Data section:
----------------

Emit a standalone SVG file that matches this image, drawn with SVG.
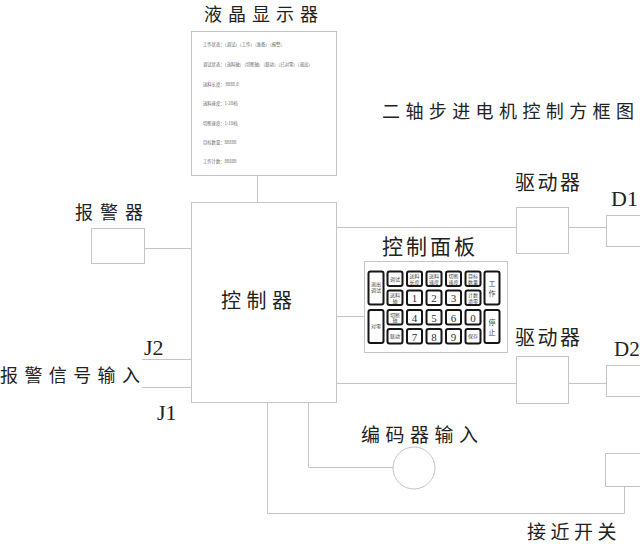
<svg xmlns="http://www.w3.org/2000/svg" width="640" height="544" viewBox="0 0 640 544">
<style>
.ln{fill:none;stroke:#c4c4c4;stroke-width:1}
.bx{fill:#fff;stroke:#c4c4c4;stroke-width:1}
.key{fill:#fff;stroke:#151515;stroke-width:2}
.cn{font-family:"Noto Sans CJK SC","Noto Sans",sans-serif;fill:#222}
.lat{font-family:"Liberation Serif",serif;fill:#222}
.lcd{font-family:"Noto Sans CJK SC",sans-serif;font-size:4.3px;fill:#666}
.ks{font-family:"Noto Sans CJK SC",sans-serif;font-size:5px;fill:#444;text-anchor:middle}
.kn{font-family:"Liberation Serif",serif;font-size:11px;fill:#333;text-anchor:middle}
.kb{font-family:"Noto Sans CJK SC",sans-serif;font-size:7px;fill:#444;text-anchor:middle}
</style>
<rect width="640" height="544" fill="#fff"/>

<g id="connectors">
  <path class="ln" d="M257.5 175.5V202.5"/>
  <path class="ln" d="M144.5 248.5H191.5"/>
  <path class="ln" d="M142 359.5H191.5"/>
  <path class="ln" d="M142 387.5H191.5"/>
  <path class="ln" d="M336.5 227.5H516.5"/>
  <path class="ln" d="M568.5 227.5H606.5"/>
  <path class="ln" d="M336.5 316.5H364.5"/>
  <path class="ln" d="M336.5 383.5H516.5"/>
  <path class="ln" d="M568.5 383.5H606.5"/>
  <path class="ln" d="M308.5 402.5V467.5H393"/>
  <path class="ln" d="M267.5 402.5V513.5H624.5V486.5"/>
</g>

<g id="title">
  <text class="cn" x="382" y="118" font-size="18" letter-spacing="5.4">二轴步进电机控制方框图</text>
</g>

<g id="lcd">
  <text class="cn" x="204" y="21" font-size="18" letter-spacing="6">液晶显示器</text>
  <rect class="bx" x="191.5" y="31.5" width="145" height="144"/>
  <text class="lcd" x="203" y="46">工作状态：（调试）（工作）（准备）（报警）</text>
  <text class="lcd" x="203" y="66">调试状态：（送料轴）（切断轴）（联动）（已对零）（退出）</text>
  <text class="lcd" x="203" y="86">送料长度：  8888.8</text>
  <text class="lcd" x="203" y="105">送料速度：1-20档</text>
  <text class="lcd" x="203" y="125">切断速度：1-10档</text>
  <text class="lcd" x="203" y="144">目标数量：88888</text>
  <text class="lcd" x="203" y="163">工作计数：88888</text>
</g>

<g id="controller">
  <rect class="bx" x="191.5" y="202.5" width="145" height="200"/>
  <text class="cn" x="221" y="308" font-size="20" letter-spacing="5.5">控制器</text>
</g>

<g id="alarm">
  <text class="cn" x="75" y="219" font-size="18" letter-spacing="7">报警器</text>
  <rect class="bx" x="91.5" y="228.5" width="53" height="35"/>
</g>

<g id="alarm-input">
  <text class="lat" x="144" y="355" font-size="22">J2</text>
  <text class="cn" x="0" y="382" font-size="18" letter-spacing="6.4">报警信号输入</text>
  <text class="lat" x="157" y="420" font-size="22">J1</text>
</g>

<g id="driver1">
  <text class="cn" x="515" y="190" font-size="20" letter-spacing="2.5">驱动器</text>
  <rect class="bx" x="516.5" y="207.5" width="52" height="46"/>
</g>
<g id="motor1">
  <text class="lat" x="611" y="206" font-size="22">D1</text>
  <rect class="bx" x="606.5" y="215.5" width="40" height="31"/>
</g>

<g id="driver2">
  <text class="cn" x="515" y="345" font-size="20" letter-spacing="2.5">驱动器</text>
  <rect class="bx" x="516.5" y="356.5" width="52" height="47"/>
</g>
<g id="motor2">
  <text class="lat" x="614" y="356" font-size="21">D2</text>
  <rect class="bx" x="606.5" y="365.5" width="40" height="31"/>
</g>

<g id="encoder">
  <text class="cn" x="361" y="442" font-size="19" letter-spacing="5.5">编码器输入</text>
  <circle class="bx" cx="414" cy="468" r="21"/>
</g>

<g id="proximity">
  <rect class="bx" x="605.5" y="453.5" width="40" height="33"/>
  <text class="cn" x="527" y="538.5" font-size="19" letter-spacing="4.5">接近开关</text>
</g>

<g id="panel">
  <text class="cn" x="382" y="254" font-size="21" letter-spacing="3">控制面板</text>
  <rect class="bx" x="364.5" y="261.5" width="143" height="91"/>
  <!-- column 1 -->
  <rect class="key" x="368.5" y="271.5" width="15" height="33" rx="2"/>
  <text class="ks" x="376" y="286">退出</text><text class="ks" x="376" y="292">调试</text>
  <rect class="key" x="368.5" y="310" width="15" height="33" rx="2"/>
  <text class="ks" x="376" y="328">对零</text>
  <!-- row 1 -->
  <rect class="key" x="387.5" y="271.5" width="15" height="14.5" rx="2"/>
  <text class="ks" x="395" y="281">调试</text>
  <rect class="key" x="407" y="271.5" width="15" height="14.5" rx="2"/>
  <text class="ks" x="414.5" y="278">送料</text><text class="ks" x="414.5" y="283.5">长度</text>
  <rect class="key" x="426.5" y="271.5" width="15" height="14.5" rx="2"/>
  <text class="ks" x="434" y="278">送料</text><text class="ks" x="434" y="283.5">速度</text>
  <rect class="key" x="446" y="271.5" width="15" height="14.5" rx="2"/>
  <text class="ks" x="453.5" y="278">切断</text><text class="ks" x="453.5" y="283.5">速度</text>
  <rect class="key" x="465.5" y="271.5" width="15" height="14.5" rx="2"/>
  <text class="ks" x="473" y="278">目标</text><text class="ks" x="473" y="283.5">数量</text>
  <!-- row 2 -->
  <rect class="key" x="387.5" y="290.5" width="15" height="14.5" rx="2"/>
  <text class="ks" x="395" y="297">送料</text><text class="ks" x="395" y="302.5">轴</text>
  <rect class="key" x="407" y="290.5" width="15" height="14.5" rx="2"/>
  <text class="kn" x="414.5" y="302">1</text>
  <rect class="key" x="426.5" y="290.5" width="15" height="14.5" rx="2"/>
  <text class="kn" x="434" y="302">2</text>
  <rect class="key" x="446" y="290.5" width="15" height="14.5" rx="2"/>
  <text class="kn" x="453.5" y="302">3</text>
  <rect class="key" x="465.5" y="290.5" width="15" height="14.5" rx="2"/>
  <text class="ks" x="473" y="297">计数</text><text class="ks" x="473" y="302.5">清零</text>
  <!-- row 3 -->
  <rect class="key" x="387.5" y="310" width="15" height="14.5" rx="2"/>
  <text class="ks" x="395" y="316.5">切断</text><text class="ks" x="395" y="322">轴</text>
  <rect class="key" x="407" y="310" width="15" height="14.5" rx="2"/>
  <text class="kn" x="414.5" y="321.5">4</text>
  <rect class="key" x="426.5" y="310" width="15" height="14.5" rx="2"/>
  <text class="kn" x="434" y="321.5">5</text>
  <rect class="key" x="446" y="310" width="15" height="14.5" rx="2"/>
  <text class="kn" x="453.5" y="321.5">6</text>
  <rect class="key" x="465.5" y="310" width="15" height="14.5" rx="2"/>
  <text class="kn" x="473" y="321.5">0</text>
  <!-- row 4 -->
  <rect class="key" x="387.5" y="329" width="15" height="14.5" rx="2"/>
  <text class="ks" x="395" y="338">联动</text>
  <rect class="key" x="407" y="329" width="15" height="14.5" rx="2"/>
  <text class="kn" x="414.5" y="340.5">7</text>
  <rect class="key" x="426.5" y="329" width="15" height="14.5" rx="2"/>
  <text class="kn" x="434" y="340.5">8</text>
  <rect class="key" x="446" y="329" width="15" height="14.5" rx="2"/>
  <text class="kn" x="453.5" y="340.5">9</text>
  <rect class="key" x="465.5" y="329" width="15" height="14.5" rx="2"/>
  <text class="ks" x="473" y="338">保存</text>
  <!-- column 7 -->
  <rect class="key" x="484.5" y="271.5" width="15" height="33" rx="2"/>
  <text class="kb" x="492" y="286">工</text><text class="kb" x="492" y="296">作</text>
  <rect class="key" x="484.5" y="310" width="15" height="33" rx="2"/>
  <text class="kb" x="492" y="324.5">停</text><text class="kb" x="492" y="334.5">止</text>
</g>
</svg>
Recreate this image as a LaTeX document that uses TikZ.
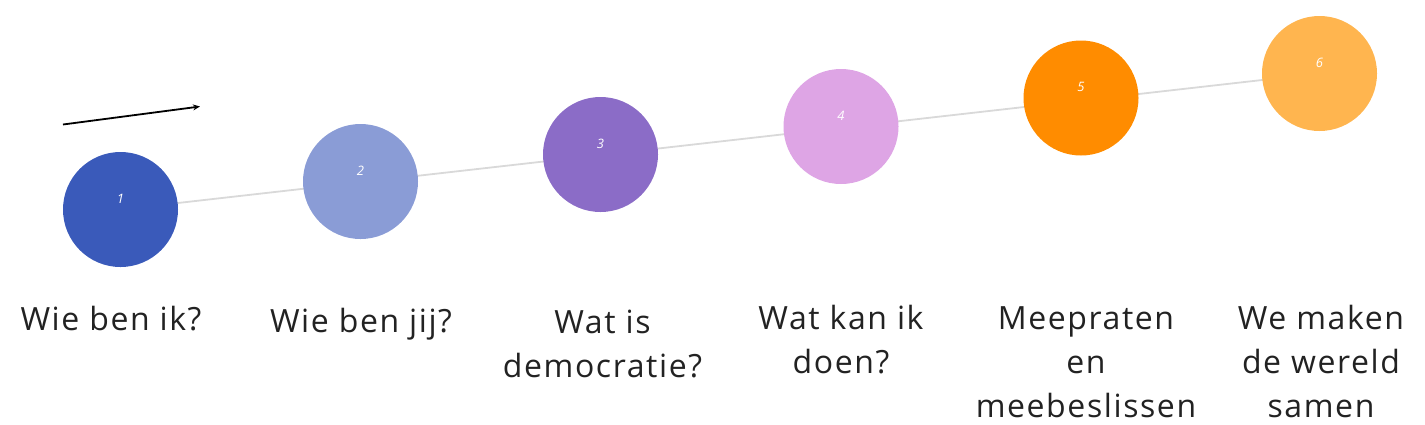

----------------

Directions: Pull out each line holding the string "that".

Result of this task:
Emit a standalone SVG file that matches this image, drawn with SVG.
Recreate this image as a LaTeX document that uses TikZ.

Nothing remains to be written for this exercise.